As his new government finally gets to work, Cambodia’s prime minister is tightening his grip on power, shrewdly snubbing or quashing his top rivals, analysts and activists say.
Hun Sen, the region’s longest serving leader, formed a coalition government last month with his former royalist coalition partner after a year-long impasse following July 2003 elections which his party failed to win outright.
While the international community and most Cambodians were relieved at the resumption of parliament, critics are alarmed at the menace they say Hun Sen poses to the kingdom’s young democracy.
"He is in an unchallengeable position. Democracy is threatened by events over the last few months," political analyst Lao Mong Hay told AFP.
"He can ignore all criticism from outside and inside the country. He has the command of the security forces and he has the command of the public administration."
In a matter of weeks, Hun Sen has trampled over the constitution, secured domination in his Cambodian People’s Party (CPP), snubbed revered King Norodom Sihanouk and is again flexing his muscles against the vocal opposition party.
Activist hackles were first raised by a disputed law he insisted be passed last month by parliament to ensure his re-election as prime minister.
The king refused to sign the bill from self-exile in North Korea, where he retreated in frustration over the ongoing political saga in which he was sidelined.
The 81-year-old instead ordered acting head of state, Chea Sim, to decide on signing it, sparking the greatest tension of the year-long stand-off.
According to diplomatic sources, Chea Sim, who heads a rival CPP faction and was once considered the country’s most powerful man, tried to use the bill as a bargaining chip to win more ministries for his faction in the new government.
Hun Sen refused to budge.
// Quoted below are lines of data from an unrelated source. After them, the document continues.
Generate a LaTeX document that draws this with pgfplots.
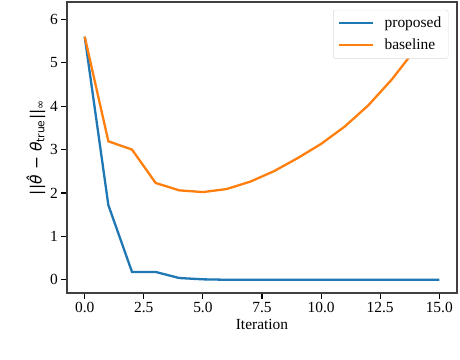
\documentclass[border=0pt]{standalone}
\usepackage{fontspec}
\setmainfont{Liberation Serif}
\newfontfamily\dvs{DejaVu Sans}
\usepackage{pgfplots}
\pgfplotsset{compat=1.18}
\definecolor{mplblue}{HTML}{1F77B4}
\definecolor{mplorange}{HTML}{FF7F0E}
\newcommand{\fs}{\fontsize{15.5}{18}\selectfont}
\begin{document}
\begin{tikzpicture}
\begin{axis}[
    name=ax,
    scale only axis,
    width=390bp, height=291bp,
    xmin=-0.75, xmax=15.75, ymin=-0.305, ymax=6.4,
    xtick={0,2.5,...,15}, ytick={0,1,...,6},
    xticklabel style={/pgf/number format/.cd, fixed, fixed zerofill, precision=1},
    /pgf/number format/assume math mode=true,
    tick align=outside, tick pos=left,
    major tick length=5.6bp,
    every tick/.style={black, line width=1.1bp},
    axis line style={black!75, line width=1.2bp},
    tick label style={font=\fs},
    label style={font=\fs},
    xlabel={Iteration},
    ylabel={{\dvs ||\textit{\^{θ}} − \textit{θ}\textsubscript{true}||\textsubscript{∞}}},
    ylabel style={yshift=-2bp},
    legend style={at={(0.978,0.973)}, anchor=north east, draw=black!15,
        rounded corners=2pt, fill=white, font=\fs,
        cells={anchor=west}, row sep=6bp, inner xsep=5pt, inner ysep=5pt},
    legend image code/.code={\draw[line width=2.3bp,#1] (0bp,0bp) -- (34bp,0bp);},
    every axis plot/.append style={line width=2.3bp},
]
\addplot[color=mplblue] coordinates {
  (0,5.6)(1,1.72)(2,0.18)(3,0.18)(4,0.04)(5,0.01)(6,0.0)(7,0.0)
  (8,0.0)(9,0.0)(10,0.0)(11,0.0)(12,0.0)(13,0.0)(14,0.0)(15,0.0)
};
\addlegendentry{\hspace{8bp}proposed}
\addplot[color=mplorange] coordinates {
  (0,5.6)(1,3.19)(2,3.0)(3,2.23)(4,2.06)(5,2.02)(6,2.09)(7,2.26)
  (8,2.5)(9,2.8)(10,3.13)(11,3.53)(12,4.02)(13,4.62)(14,5.32)(15,6.1)
};
\addlegendentry{\hspace{8bp}baseline}
\end{axis}
\path (ax.south west) ++(-67bp,-67bp) rectangle ++(460bp,360bp);
\end{tikzpicture}
\end{document}
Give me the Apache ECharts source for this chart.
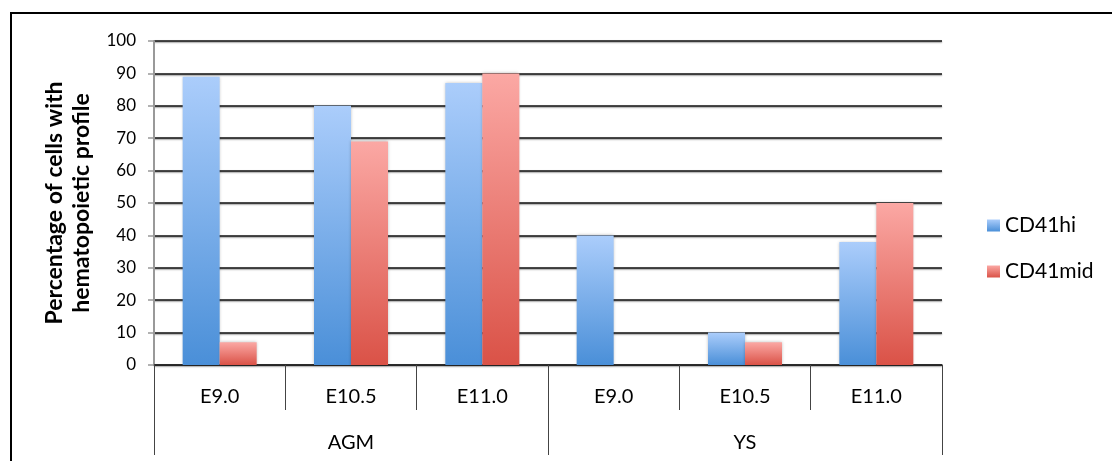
<!DOCTYPE html>
<html>
<head>
<meta charset="utf-8">
<script src="https://cdn.jsdelivr.net/npm/echarts@6/dist/echarts.min.js"></script>
<style>
  html, body { margin: 0; padding: 0; background: #fff; }
  #frame { position: absolute; left: 10px; top: 12px; width: 1102px; height: 449px;
           border-left: 2px solid #000; border-top: 2px solid #000; box-sizing: border-box; }
  #chart { position: absolute; left: 0; top: 0; width: 1112px; height: 461px; }
</style>
</head>
<body>
<div id="frame"></div>
<div id="chart"></div>
<script>
// Developmental stages within each tissue
const stages = ['E9.0', 'E10.5', 'E11.0', 'E9.0', 'E10.5', 'E11.0'];
// Tissues grouping the stages
const tissues = ['AGM', 'YS'];
// Percentage of cells with hematopoietic profile
const cd41hi  = [89, 80, 87, 40, 10, 38];
const cd41mid = [7, 69, 90, 0, 7, 50];
const yTicks = [0, 10, 20, 30, 40, 50, 60, 70, 80, 90, 100];

const FONT = 'Lato, "Open Sans", sans-serif';

function grad(top, bottom) {
  return new echarts.graphic.LinearGradient(0, 0, 0, 1, [
    { offset: 0, color: top },
    { offset: 1, color: bottom }
  ]);
}

const chart = echarts.init(document.getElementById('chart'));
chart.setOption({
  animation: false,
  grid: { left: 154, top: 41, right: 170, bottom: 96 },
  legend: {
    orient: 'vertical',
    left: 982,
    top: 210,
    itemWidth: 13,
    itemHeight: 12,
    itemGap: 25,
    icon: 'rect',
    textStyle: { fontFamily: FONT, fontSize: 21, color: '#000' },
    data: ['CD41hi', 'CD41mid']
  },
  xAxis: [
    {
      type: 'category',
      data: stages,
      position: 'bottom',
      axisLine: { show: true, lineStyle: { color: '#222', width: 1.5 } },
      axisTick: { show: true, interval: 0, length: 45, lineStyle: { color: '#444', width: 1 } },
      axisLabel: { interval: 0, margin: 22, fontFamily: FONT, fontSize: 20, color: '#000' }
    },
    {
      type: 'category',
      data: tissues,
      position: 'bottom',
      axisLine: { show: false },
      axisTick: { show: true, interval: 0, length: 90, lineStyle: { color: '#444', width: 1 } },
      axisLabel: { interval: 0, margin: 68, fontFamily: FONT, fontSize: 20, color: '#000' }
    }
  ],
  yAxis: {
    type: 'value',
    min: yTicks[0],
    max: yTicks[yTicks.length - 1],
    interval: yTicks[1] - yTicks[0],
    name: 'Percentage of cells with\nhematopoietic profile',
    nameLocation: 'middle',
    nameGap: 46,
    nameTextStyle: { fontFamily: FONT, fontSize: 23, fontWeight: 'bold', color: '#000', lineHeight: 27 },
    axisLine: { show: true, lineStyle: { color: '#999', width: 2 } },
    axisTick: { show: true, length: 6, lineStyle: { color: '#999', width: 1.5 } },
    axisLabel: { margin: 18, fontFamily: FONT, fontSize: 17, color: '#000' },
    splitLine: {
      show: true,
      lineStyle: { color: '#111', width: 1.5, shadowColor: 'rgba(0,0,0,0.45)', shadowBlur: 1.5, shadowOffsetY: 1 }
    }
  },
  series: [
    {
      name: 'CD41hi',
      type: 'bar',
      xAxisIndex: 0,
      data: cd41hi,
      barWidth: 37,
      barGap: '0%',
      itemStyle: {
        color: grad('#abcdfb', '#4a8fd8'),
        shadowColor: 'rgba(0,0,0,0.25)',
        shadowBlur: 3
      }
    },
    {
      name: 'CD41mid',
      type: 'bar',
      xAxisIndex: 0,
      data: cd41mid,
      barWidth: 37,
      barGap: '0%',
      itemStyle: {
        color: grad('#fba8a4', '#da5247'),
        shadowColor: 'rgba(0,0,0,0.25)',
        shadowBlur: 3
      }
    }
  ]
});
</script>
</body>
</html>
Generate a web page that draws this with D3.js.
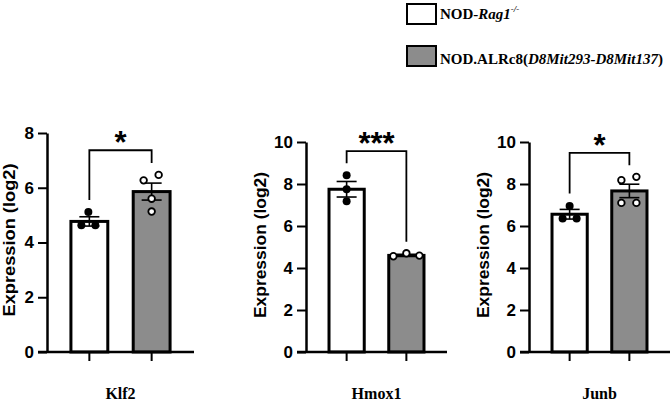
<!DOCTYPE html>
<html>
<head>
<meta charset="utf-8">
<script src="https://cdn.jsdelivr.net/npm/d3@7"></script>
<style>
  body { margin: 0; background: #fff; }
  svg { display: block; }
</style>
</head>
<body>
<div id="chart"></div>
<script>
// values
var genes = ["Klf2", "Hmox1", "Junb"];
var groups = ["rag1", "alrc8"];
var rag1Mean = [4.77, 7.75, 6.56];
var rag1Sem = [0.17, 0.37, 0.23];
var alrc8Mean = [5.86, 4.60, 7.67];
var alrc8Sem = [0.31, 0.05, 0.32];
var rag1Points = [[5.11, 4.63, 4.63], [8.42, 7.75, 7.18], [6.95, 6.36, 6.36]];
var alrc8Points = [[6.27, 6.47, 5.60, 5.13], [4.56, 4.70, 4.59], [8.18, 8.34, 7.10, 7.10]];
var yMax = [8, 10, 10];
var yTicks = [[0, 2, 4, 6, 8], [0, 2, 4, 6, 8, 10], [0, 2, 4, 6, 8, 10]];
var stars = ["*", "***", "*"];
var bracketTop = [7.37, 9.57, 9.48];
var bracketLeft = [5.55, 8.99, 7.55];
var bracketRight = [6.90, 5.25, 8.89];

// layout only
var panels = [
    {x0: 47, x1: 194, top: 133, bottom: 352, labelX: 15, labelY: 240, labelLen: 153},
    {x0: 306, x1: 447, top: 142, bottom: 352, labelX: 266, labelY: 245, labelLen: 146},
    {x0: 529, x1: 670, top: 142, bottom: 352, labelX: 489, labelY: 245, labelLen: 146}
];
var rag1Jitter = [[-1, -8, 6], [0, 0, 0], [0, -7, 7]];
var alrc8Jitter = [[-8, 7, 0, 0], [-13, 0, 13], [-8, 7, -8, 7]];
var fills = {rag1: "#ffffff", alrc8: "#8c8c8c"};
var sans = "'Liberation Sans', Arial, sans-serif";
var serif = "'Liberation Serif', 'Times New Roman', serif";

var svg = d3.select("#chart").append("svg")
    .attr("width", 671)
    .attr("height", 405);

genes.forEach(function (gene, i) {
    var p = panels[i];
    var g = svg.append("g");

    var x = d3.scaleBand()
        .domain(groups)
        .range([p.x0, p.x1])
        .paddingInner(0.36)
        .paddingOuter(0.36);
    var y = d3.scaleLinear()
        .domain([0, yMax[i]])
        .range([p.bottom, p.top]);
    var bw = x.bandwidth();

    var series = [
        {grp: "rag1", mean: rag1Mean[i], sem: rag1Sem[i], pts: rag1Points[i], jit: rag1Jitter[i]},
        {grp: "alrc8", mean: alrc8Mean[i], sem: alrc8Sem[i], pts: alrc8Points[i], jit: alrc8Jitter[i]}
    ];

    // bars
    g.selectAll(".bar")
        .data(series)
        .enter().append("rect")
        .attr("x", function (d) { return x(d.grp) + 1.5; })
        .attr("y", function (d) { return y(d.mean); })
        .attr("width", bw - 3)
        .attr("height", function (d) { return y(0) - y(d.mean); })
        .attr("fill", function (d) { return fills[d.grp]; })
        .attr("stroke", "#000")
        .attr("stroke-width", 3);

    // error bars
    series.forEach(function (d) {
        var cx = x(d.grp) + bw / 2;
        var eb = g.append("g").attr("stroke", "#000").attr("stroke-width", 1.6);
        eb.append("line")
            .attr("x1", cx).attr("x2", cx)
            .attr("y1", y(d.mean - d.sem)).attr("y2", y(d.mean + d.sem));
        [d.mean - d.sem, d.mean + d.sem].forEach(function (v) {
            eb.append("line")
                .attr("x1", cx - 10).attr("x2", cx + 10)
                .attr("y1", y(v)).attr("y2", y(v));
        });
    });

    // individual points
    series.forEach(function (d) {
        var cx = x(d.grp) + bw / 2;
        g.selectAll(".pt-" + d.grp)
            .data(d.pts)
            .enter().append("circle")
            .attr("cx", function (v, k) { return cx + d.jit[k]; })
            .attr("cy", function (v) { return y(v); })
            .attr("r", d.grp === "rag1" ? 4 : 3.3)
            .attr("fill", d.grp === "rag1" ? "#000" : "#fff")
            .attr("stroke", "#000")
            .attr("stroke-width", d.grp === "rag1" ? 0 : 1.8);
    });

    // y axis
    var yAxis = g.append("g")
        .attr("transform", "translate(" + p.x0 + ",0)")
        .call(d3.axisLeft(y).tickValues(yTicks[i]).tickSize(9).tickSizeOuter(0).tickPadding(4));
    yAxis.select(".domain").attr("stroke-width", 2.5).attr("stroke", "#000");
    yAxis.selectAll(".tick line").attr("stroke-width", 2).attr("stroke", "#000");
    yAxis.selectAll(".tick text")
        .attr("font-family", sans)
        .attr("font-weight", "bold")
        .attr("font-size", 17)
        .attr("fill", "#000");

    // x axis
    var xAxis = g.append("g")
        .attr("transform", "translate(0," + y(0) + ")")
        .call(d3.axisBottom(x).tickSize(9).tickSizeOuter(0).tickFormat(""));
    xAxis.select(".domain")
        .attr("d", "M" + (p.x0 - 9) + ",0H" + p.x1)
        .attr("stroke-width", 2.5).attr("stroke", "#000");
    xAxis.selectAll(".tick line").attr("stroke-width", 2).attr("stroke", "#000");

    // y label
    g.append("text")
        .attr("transform", "translate(" + p.labelX + "," + p.labelY + ") rotate(-90)")
        .attr("text-anchor", "middle")
        .attr("font-family", sans)
        .attr("font-weight", "bold")
        .attr("font-size", 16)
        .attr("textLength", p.labelLen)
        .attr("lengthAdjust", "spacingAndGlyphs")
        .text("Expression (log2)");

    // gene label
    var mid = x("rag1") + bw / 2 + x.step() / 2;
    g.append("text")
        .attr("x", mid)
        .attr("y", 399)
        .attr("text-anchor", "middle")
        .attr("font-family", serif)
        .attr("font-weight", "bold")
        .attr("font-size", 16)
        .text(gene);

    // significance bracket
    var lx = x("rag1") + bw / 2, rx = x("alrc8") + bw / 2;
    g.append("path")
        .attr("d", "M" + lx + "," + y(bracketLeft[i]) + "V" + y(bracketTop[i]) +
            "H" + rx + "V" + y(bracketRight[i]))
        .attr("fill", "none")
        .attr("stroke", "#000")
        .attr("stroke-width", 1.8);
    g.append("text")
        .attr("x", (lx + rx) / 2)
        .attr("y", y(bracketTop[i]) + 3)
        .attr("text-anchor", "middle")
        .attr("font-family", sans)
        .attr("font-weight", "bold")
        .attr("font-size", 31)
        .text(stars[i]);
});

// legend
var legend = svg.append("g");
legend.append("rect").attr("x", 407).attr("y", 4).attr("width", 29).attr("height", 20)
    .attr("fill", fills.rag1).attr("stroke", "#000").attr("stroke-width", 2);
legend.append("rect").attr("x", 407).attr("y", 46).attr("width", 29).attr("height", 20)
    .attr("fill", fills.alrc8).attr("stroke", "#000").attr("stroke-width", 2);

var t1 = legend.append("text")
    .attr("x", 440).attr("y", 18.5)
    .attr("font-family", serif).attr("font-weight", "bold").attr("font-size", 15);
t1.append("tspan").text("NOD-");
t1.append("tspan").attr("font-style", "italic").text("Rag1");
t1.append("tspan").attr("font-style", "italic").attr("font-size", 9).attr("dy", -7).text("-/-");

var t2 = legend.append("text")
    .attr("x", 440).attr("y", 63.5)
    .attr("font-family", serif).attr("font-weight", "bold").attr("font-size", 15);
t2.append("tspan").text("NOD.ALRc8(");
t2.append("tspan").attr("font-style", "italic").text("D8Mit293-D8Mit137");
t2.append("tspan").text(")");
</script>
</body>
</html>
His forces descended around Chea Sim’s home on July 13 and he was escorted to Thailand by the national police chief, leaving his royalist deputy to ink the contentious legislation.
The highly secretive CPP, a former communist party installed by the Vietnamese after they chased the Khmer Rouge from power in 1979, swiftly closed ranks and insisted Chea Sim had left for a medical check-up.
Meanwhile a dispirited King Sihanouk threatened to abdicate.
Although the king has made such warnings before, diplomats say this time he is dismayed by political developments and wishes to withdraw.
King Sihanouk said he will stay abroad in Beijing, where he travelled after North Korea, until he receives a guarantee from parliament that he will not be breaching the constitution by abdicating.
"People’s stomachs are a more urgent problem," than the king’s abdication, Hun Sen snapped in response, arguing that under the constitution, the king is king for life.
The opposition has charged that Hun Sen would prefer King Sihanouk to stay stranded in exile. Others fear his abdication will spark a constitutional crisis, as no procedures are in place to choose his successor.
"Only two things stand in the way between Hun Sen and his vision: the king and god," one Phnom Penh-based diplomat said.
On another front, Hun Sen is squeezing the opposition Sam Rainsy Party.
Shortly after the government was formed, the premier claimed the opposition was building a rebel force aiming to topple the new government.
No arrests have been made, but several party members were tricked into making false confessions about the alleged front in what the diplomat described as a naive move that flopped — one of Hun Sen’s few misplaced steps.
Hun Sen last week blocked members of the opposition from sitting on national assembly commissions charged with debating draft laws.
The criticism of laws by the opposition, which has had places on the commissions since UN-sponsored elections in 1993, is now effectively silenced.
"The power of the opposition party is getting smaller and smaller," Hang Puthea, the director of election monitoring group Comfrel, told AFP.